Figure 3. Process Cycle

The process cycle shown above illustrates how the two tools can be used in policy setting; the GHG Inventory is shown in the diagram, while the Cost Curve is an important input to the assessment of risks and opportunities. Other considerations that might be covered as part of a climate change policy include:

  • Overall position on climate change (i.e. is it real? Is it serious?)
  • Approach to managing contribution to climate change (e.g. emissions reduction target, direct and indirect emissions reductions prior to offsetting)
  • Position on emissions boundaries (i.e. which sources are included or excluded from the inventory)
  • Organisational guidelines on emissions reduction activities (i.e. what types of activities are encouraged vs those that are considered undesirable).
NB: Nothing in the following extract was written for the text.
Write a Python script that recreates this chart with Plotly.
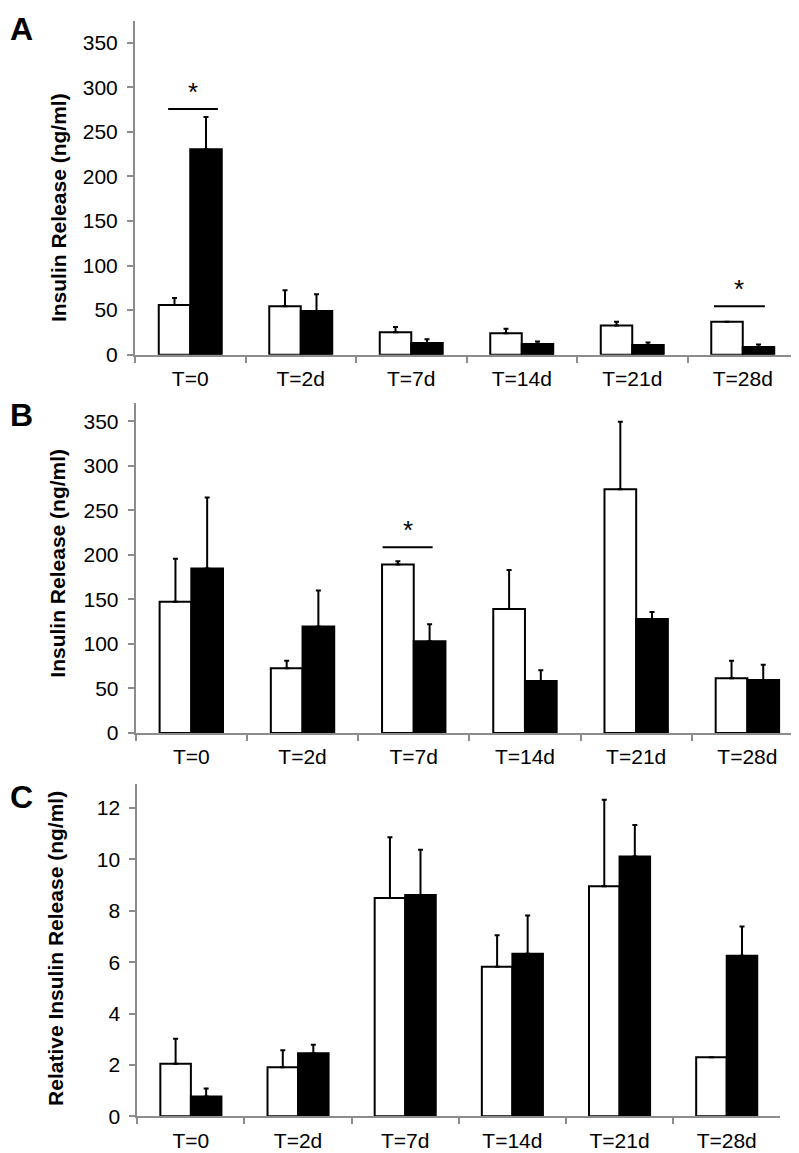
import plotly.graph_objects as go

W, H = 799, 1153

categories = ["T=0", "T=2d", "T=7d", "T=14d", "T=21d", "T=28d"]

# Panel A
a_white = [55.6, 54.4, 25.2, 24.1, 32.6, 37.0]
a_white_err = [8.1, 17.8, 5.9, 5.1, 4.4, 0.0]
a_black = [230.3, 48.9, 13.0, 11.9, 10.8, 8.5]
a_black_err = [36.4, 18.9, 4.4, 2.9, 2.9, 2.9]

# Panel B
b_white = [147.4, 72.6, 189.3, 139.3, 273.7, 61.5]
b_white_err = [48.2, 8.5, 3.7, 43.7, 75.9, 19.6]
b_black = [184.8, 119.6, 103.0, 58.5, 128.1, 59.6]
b_black_err = [79.6, 40.4, 19.2, 11.9, 7.8, 17.1]

# Panel C
c_white = [2.05, 1.91, 8.50, 5.82, 8.95, 2.30]
c_white_err = [0.97, 0.66, 2.36, 1.23, 3.37, 0.0]
c_black = [0.77, 2.45, 8.61, 6.33, 10.11, 6.25]
c_black_err = [0.31, 0.34, 1.76, 1.49, 1.23, 1.14]

# significance markers: (category index, y value, left offset, right offset)
sig_a = [(0, 275.6, -0.20, 0.25), (5, 54.4, -0.26, 0.20)]
sig_b = [(2, 208.5, -0.28, 0.17)]

FONT = "Liberation Sans, Arial, sans-serif"
AXC = "#8c8c8c"

# pixel geometry of each panel: (x_left, x_right, y_top, y_bottom)
geom = {
    "A": (127.0, 790.0, 13.0, 350.0),
    "B": (127.7, 795.0, 399.3, 732.0),
    "C": (129.3, 772.3, 783.3, 1119.0),
}

fig = go.Figure()

panels = [
    ("A", a_white, a_white_err, a_black, a_black_err, 374.4, 50),
    ("B", b_white, b_white_err, b_black, b_black_err, 370.0, 50),
    ("C", c_white, c_white_err, c_black, c_black_err, 12.94, 2),
]

for i, (name, wv, we, bv, be, ymax, dt) in enumerate(panels):
    idx = "" if i == 0 else str(i + 1)
    xa, ya = "x" + idx, "y" + idx
    for vals, errs, fill in ((wv, we, "white"), (bv, be, "black")):
        fig.add_trace(go.Bar(
            x=categories, y=vals, xaxis=xa, yaxis=ya,
            marker=dict(color=fill, line=dict(color="black", width=2)),
            error_y=dict(type="data", array=errs, arrayminus=[0] * len(errs),
                         symmetric=False, color="black", thickness=2, width=2.5),
            showlegend=False,
        ))
    xl, xr, yt, yb = geom[name]
    dom_x = [xl / W, xr / W]
    dom_y = [1 - yb / H, 1 - yt / H]
    fig.update_layout(**{
        "xaxis" + idx: dict(
            domain=dom_x, anchor=ya, type="category", range=[-0.5, 5.5],
            showline=True, linecolor=AXC, linewidth=2,
            ticks="outside", tickson="boundaries", tickcolor=AXC, ticklen=6, tickwidth=2,
            tickfont=dict(family=FONT, size=21, color="black"), ticklabelstandoff=4,
            showgrid=False, zeroline=False, fixedrange=True,
        ),
        "yaxis" + idx: dict(
            domain=dom_y, anchor=xa, range=[0, ymax], dtick=dt, tick0=0,
            showline=True, linecolor=AXC, linewidth=2,
            ticks="outside", tickcolor=AXC, ticklen=6, tickwidth=2,
            tickfont=dict(family=FONT, size=21, color="black"), ticklabelstandoff=5,
            showgrid=False, zeroline=False,
        ),
    })

fig.update_layout(
    width=W, height=H, margin=dict(l=0, r=0, t=0, b=0),
    paper_bgcolor="white", plot_bgcolor="white",
    barmode="group", bargap=0.43, bargroupgap=0,
    font=dict(family=FONT, color="black"),
)

annotations = []
# panel letters
for letter, ypix in (("A", 21), ("B", 411), ("C", 797)):
    annotations.append(dict(text="<b>%s</b>" % letter, x=13 / W, y=1 - ypix / H,
                            xref="paper", yref="paper", showarrow=False,
                            font=dict(family=FONT, size=32, color="black"),
                            xanchor="center", yanchor="middle"))
# y titles
for text, xpix, ypix in (("Insulin Release (ng/ml)", 50, 202),
                         ("Insulin Release (ng/ml)", 50, 561),
                         ("Relative Insulin Release (ng/ml)", 48, 950)):
    annotations.append(dict(text="<b>%s</b>" % text, x=xpix / W, y=1 - ypix / H,
                            xref="paper", yref="paper", showarrow=False, textangle=-90,
                            font=dict(family=FONT, size=21, color="black"),
                            xanchor="center", yanchor="middle"))

shapes = []
for (ci, yv, lo, hi), (xr_, yr_) in [(s, ("x", "y")) for s in sig_a] + [(s, ("x2", "y2")) for s in sig_b]:
    shapes.append(dict(type="line", xref=xr_, yref=yr_, x0=ci + lo, x1=ci + hi, y0=yv, y1=yv,
                       line=dict(color="black", width=2)))
    annotations.append(dict(text="*", xref=xr_, yref=yr_, x=ci + (lo + hi) / 2, y=yv,
                            showarrow=False, yanchor="bottom", yshift=0,
                            font=dict(family=FONT, size=26, color="black")))

fig.update_layout(annotations=annotations, shapes=shapes)

fig.write_html("out.html")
This will likely draw heavily on the cost curve and may involve consideration of procurement processes, travel policies, product development, community based programs, verification and monitoring and external communications.
  • Organisational guidelines on offset procurement (i.e. whether or not offsets will be procured, what types of offsets are acceptable)
  • Extent of staff engagement and participation in the process

Conclusion

For most organisations, climate change is viewed as a deeply confusing area that is not a part of core business. However, more and more businesses are finding that its implications are appearing in unexpected places.

Crafting a comprehensive strategy with complementary policies is an important first step in the journey to integrate climate change into corporate strategy. Those that move swiftly to embrace its potential will find themselves with a competitive advantage over their rivals.